Strategy change: Indian Railways constitutes an indispensable part of the logistics infrastructure, transporting at least 40% of the country’s land freight and 20% of domestic land passenger traffic. Rajkumar / Mint
“During the bidding process for the modernization process of New Delhi railway station, confusion arose as a result of the different model concession agreements presented by the Planning Commission and the Indian Railways,” E&Y said in the study released in July.
“Such situations increase the sector’s risk perception among investors. The Indian Railways’ policy should also clearly lay down the preferred strategy for all eventualities, such as single bids or conflicts of interest,” the report added.
Because of a controversy on the conflict of interest clause, the first tender was scrapped. The railway ministry floated a fresh tender for the project, which is still being processed.
Indian Railways constitutes an indispensable part of India’s logistics infrastructure, transporting at least 40% of the country’s land freight traffic and 20% of domestic land passenger traffic. It is the world’s fourth largest freight carrier, transporting at least 2 million tonnes of freight daily.
E&Y suggested the integration of partnerships by the private sector into the planning process by disaggregating the planned investment into sub-sectors and subsequently into projects. Systematic project preparation should follow, it said.
“As of now, there is no clarity on various railway projects,” said an executive with a Bangalore-based infrastructure company that is in talks with foreign firms to modernize the New Delhi railway station. “We are still keen on railway station modernization projects. That is going to the future. But lack of clarity in terms and conditions are discouraging us and our partners.” The official declined to be named.
A standard contractual framework, laid down after considerable debate and incorporating the feedback of all key stakeholders, is a key ingredient in successful implementation of private firms partnering the railways on various projects, E&Y said.

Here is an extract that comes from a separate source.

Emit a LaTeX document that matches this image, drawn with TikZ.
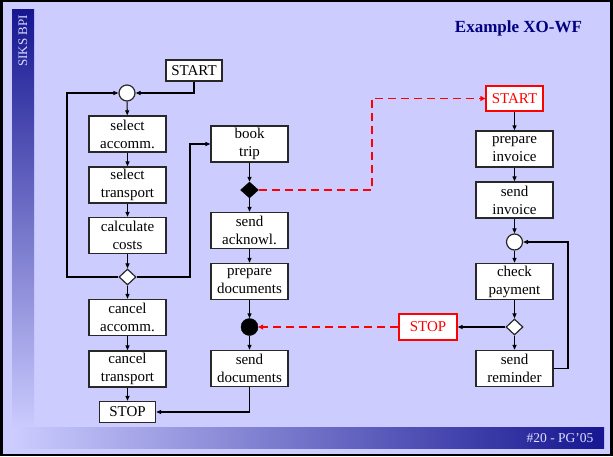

“A contractual structure of this nature should allocate risks to parties that are best placed to handle them and have an equitable risk-reward sharing framework. Such frameworks enable investors to evaluate risks and accordingly decide whether and how to participate in the bidding process for both current and future projects,” it said.
The absence of such an approach could result in roadblocks, as in the case of the New Delhi railway station project where 13 consortiums were disqualified from the bidding process due to cross-holdings. A well-defined contractual structure, however, would warrant high interest for the New Delhi station modernization project and the 49 other similar projects that are to follow, E&Y said.
Overall, India plans to develop 375 stations as model stations that will offer facilities such as drinking water, adequate toilets, catering services, waiting rooms, dormitories and better signage.
Another negative is employee productivity at Indian Railways, which is among the lowest in the world. As Indian Railways is the largest employer in the world, low productivity would impact the sector significantly, the firm said. Labour costs account for almost 45% of Indian Railways’ expenditure.
Spanning 63,273km, the Indian Railways network is the second largest rail system in the world under a single management and the fourth largest overall after the US, China and Russia.